Monday, 23 March 2015
The darkness and the light of Puritania...
The modern world is totally evil. In England we're fast becoming a despotism. It was said that by 1984, riveted into the home of every family, there would be a one way television screen through which we would see nothing (what a relief!) but through which we would be watched continuously by Big Brother. We're thirty years too late for that but we're not far off. And that's not all. Not a day goes by when I don't see a dark face. People go about with mobile phones pressed to their ears, jingling with amulets, bright clothes, ripped jeans...creating no sensation whatsoever. Gay marriage, fornication, abortion-on-demand, the cashless society. I wish I had more opportunity to use my cheque book.
We can't stop it, pray as we might. All this globalisation, decline in morals, it is an insatiable tide of darkness and all we can do is flounder and reach up to Christ our God. What we can strive to do, though, is embrace a form of Puritanism. Now, I'm not in the financial position to move to the county so forbearance will have to suffice for the dark faces speaking in tongues harsh with antient idolatry but what I can do, and offer to my readers as something worth considering to stave off the tide, is to try to live life to the best of my ability as though it were not, in fact, 2014. "Live in the past," in other words. On your respective journeys to the Celestial City, perhaps, like me, you might like to consider the following:
I. Is the Gregorian Kalendar worth keeping? It is not the Kalendar bequeathed to us by Tradition. Try to avoid "civil holidays" too, like all these "international" something-days one often sees on Google. Live life according to the liturgical kalendar...a real one, of course.
II. Is Greenwich Mean Time really that useful for someone living in Cornwall? I mean, before the Industrial Revolution we all had local times. Why not go back to those happy, simple times? In my case, Greenwich is less than ten miles from my house so this might be more difficult for people outside London...
III. Is possession of a mobile phone an absolute necessity? And ear phones, we can all do without those. Keep an address book handy, of course. And if people can't get hold of you, that's too bad. I personally resent the idea that I can be disrupted whithersoever I go by someone I'd rather not have contact with (such as work).

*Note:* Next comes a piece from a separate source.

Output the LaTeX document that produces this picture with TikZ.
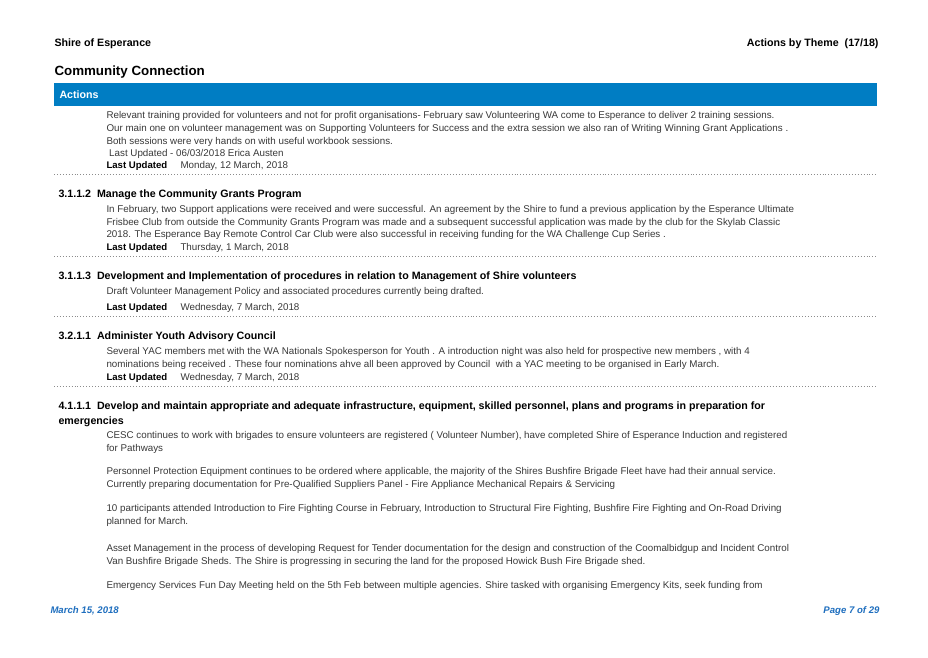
\documentclass[tikz,border=0pt]{standalone}
\usepackage{fontspec}
\setmainfont{Liberation Sans}
\definecolor{barblue}{RGB}{0,125,195}
\definecolor{linkblue}{RGB}{30,110,190}
\tikzset{every picture/.style={line width=0.75pt}}
\tikzset{
  body/.style={anchor=base west,inner sep=0pt,font=\fontsize{7.35}{8}\selectfont,text=black!78},
  lu/.style={anchor=base west,inner sep=0pt,font=\fontsize{7.2}{8}\selectfont\bfseries},
  head/.style={anchor=base west,inner sep=0pt,font=\fontsize{8}{9}\selectfont\bfseries},
  sep/.style={black!45,line width=0.5pt,dash pattern=on 0.6pt off 1.6pt}
}
\begin{document}
\begin{tikzpicture}[x=0.75pt,y=0.75pt,yscale=-1,xscale=1]
\useasboundingbox (0,0) rectangle (928,657);

% Page header
\node[head] (org) at (54,46) {Shire of Esperance};
\node[head,anchor=base east] (theme) at (879,46) {Actions by Theme\ \ (17/18)};
\node[anchor=base west,inner sep=0pt,font=\fontsize{10}{11}\selectfont\bfseries] (title) at (54,75) {Community Connection};

%Bar
\fill[barblue] (54,83) rectangle (877,106);
\node[anchor=base west,inner sep=0pt,text=white,font=\fontsize{8}{9}\selectfont\bfseries] (bar) at (59,98) {Actions};

% Text Node
\node[body] (a1) at (106,118) {Relevant training provided for volunteers and not for profit organisations- February saw Volunteering WA come to Esperance to deliver 2 training sessions.};
\node[body] (a2) at (106,131) {Our main one on volunteer management was on Supporting Volunteers for Success and the extra session we also ran of Writing Winning Grant Applications .};
\node[body] (a3) at (106,144) {Both sessions were very hands on with useful workbook sessions.};
\node[body] (a4) at (106,156) {\ Last Updated - 06/03/2018 Erica Austen};
\node[lu] (alu) at (106,168) {Last Updated};
\node[body] (ad) at (180,168) {Monday, 12 March, 2018};
\draw[sep] (54,174) -- (877,174);

% 3.1.1.2
\node[head] (h2) at (58,197) {3.1.1.2\ \ Manage the Community Grants Program};
\node[body] (b1) at (106,212) {In February, two Support applications were received and were successful. An agreement by the Shire to fund a previous application by the Esperance Ultimate};
\node[body] (b2) at (106,225) {Frisbee Club from outside the Community Grants Program was made and a subsequent successful application was made by the club for the Skylab Classic};
\node[body] (b3) at (106,237) {2018. The Esperance Bay Remote Control Car Club were also successful in receiving funding for the WA Challenge Cup Series .};
\node[lu] (blu) at (106,250) {Last Updated};
\node[body] (bd) at (180,250) {Thursday, 1 March, 2018};
\draw[sep] (54,256) -- (877,256);

% 3.1.1.3
\node[head] (h3) at (58,279) {3.1.1.3\ \ Development and Implementation of procedures in relation to Management of Shire volunteers};
\node[body] (c1) at (106,294) {Draft Volunteer Management Policy and associated procedures currently being drafted.};
\node[lu] (clu) at (106,310) {Last Updated};
\node[body] (cd) at (180,310) {Wednesday, 7 March, 2018};
\draw[sep] (54,316) -- (877,316);

% 3.2.1.1
\node[head] (h4) at (58,339) {3.2.1.1\ \ Administer Youth Advisory Council};
\node[body] (d1) at (106,354) {Several YAC members met with the WA Nationals Spokesperson for Youth . A introduction night was also held for prospective new members , with 4};
\node[body] (d2) at (106,367) {nominations being received . These four nominations ahve all been approved by Council\ \ with a YAC meeting to be organised in Early March.};
\node[lu] (dlu) at (106,380) {Last Updated};
\node[body] (dd) at (180,380) {Wednesday, 7 March, 2018};
\draw[sep] (54,386) -- (877,386);

% 4.1.1.1
\node[head] (h5) at (58,409) {4.1.1.1\ \ Develop and maintain appropriate and adequate infrastructure, equipment, skilled personnel, plans and programs in preparation for};
\node[head] (h5b) at (58,424) {emergencies};
\node[body] (e1) at (106,438) {CESC continues to work with brigades to ensure volunteers are registered ( Volunteer Number), have completed Shire of Esperance Induction and registered};
\node[body] (e2) at (106,451) {for Pathways};
\node[body] (e3) at (106,474) {Personnel Protection Equipment continues to be ordered where applicable, the majority of the Shires Bushfire Brigade Fleet have had their annual service.};
\node[body] (e4) at (106,487) {Currently preparing documentation for Pre-Qualified Suppliers Panel - Fire Appliance Mechanical Repairs \& Servicing};
\node[body] (e5) at (106,511) {10 participants attended Introduction to Fire Fighting Course in February, Introduction to Structural Fire Fighting, Bushfire Fire Fighting and On-Road Driving};
\node[body] (e6) at (106,524) {planned for March.};
\node[body] (e7) at (106,551) {Asset Management in the process of developing Request for Tender documentation for the design and construction of the Coomalbidgup and Incident Control};
\node[body] (e8) at (106,564) {Van Bushfire Brigade Sheds. The Shire is progressing in securing the land for the proposed Howick Bush Fire Brigade shed.};
\node[body] (e9) at (106,588) {Emergency Services Fun Day Meeting held on the 5th Feb between multiple agencies. Shire tasked with organising Emergency Kits, seek funding from};

% Footer
\node[anchor=base west,inner sep=0pt,text=linkblue,font=\fontsize{7.2}{8}\selectfont\bfseries\itshape] (date) at (50,613) {March 15, 2018};
\node[anchor=base east,inner sep=0pt,text=linkblue,font=\fontsize{7.2}{8}\selectfont\bfseries\itshape] (page) at (880,613) {Page 7 of 29};
\end{tikzpicture}
\end{document}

IV. Food is something of a problem these days. With so many cultures brought in, etc. Try to eat only in season. Never eat foreign strawberries in January. Try to eat plain, wholesome food. Don't refrigerate everything. In fact, try to stop using the refrigerator altogether. I drink Guinness in the summer mornings because I won't use refrigerated milk.
V. Do not eat Kosher or Halal. That means boycotting certain brands (e.g, Heinz) and refusing to buy meat in certain shops.
VI. Milk comes cheap in plastic bottles these days, unless you're wealthy enough to still have the milkman deliver it. If, like us, you're too poor to benefit from the services of a milkman, buy a nice milk jug and store your milk in it. Milk is precious and worth more than a plastic container.
VII. Try to keep holy the LORD's Day. Don't do things like shop, or go to the theatre. The new Sunday trading laws exist for the benefit of atheists but that doesn't mean that we have to cheapen Sundays by becoming like them.
VIII. I'm sure readers of this blog dress appropriately. I feel more comfortable paying that little bit more knowing that my clothes were made in a factory in this country, where conditions are good, rather than some sweat shop in India. Labels aren't everything, of course. I buy most of my clothes from Charles Tyrwhitt.
IX. The "cashless society." If that is not the mark of the beast, I don't know what is! Try to avoid paying by card in shops. Not only is it none of your bank's business where you spend your money but, having worked in a bank and having spent considerable time going through customer transactions, you'd be surprised how much you can learn about a person by their spending habits. Everything is recorded; the exact date and time, the store number and address, the amount debited. That information should be between you and the retailer. If you use your cheque book at the counter in the bank, however, and just draw on the account, the bank is none the wiser. Avoid ATM's and use the counter service, even if you have to queue up for ages. Use your cheque book as often as you can.
X. When shopping, try to avoid using the express checkouts. They're putting people out of jobs and seem geared towards this solipsistic, I'm alright culture. What happened to customer service?
XI. Charity. It is not your moral responsibility to feel concern or compassion for people you've never met, and never will, who live thousands of miles away and do not help themselves. Charity begins at home. Do not give to Children in Need or Comic Relief. Do not countenance or support these bogus enterprises in any way.
XII. Going to and from your homes, do not speak to anyone unless you are spoken to; try not to look at other people. Instead, try to observe silence.
I hope these points are of interest to you. Now it's just a question of implementing them.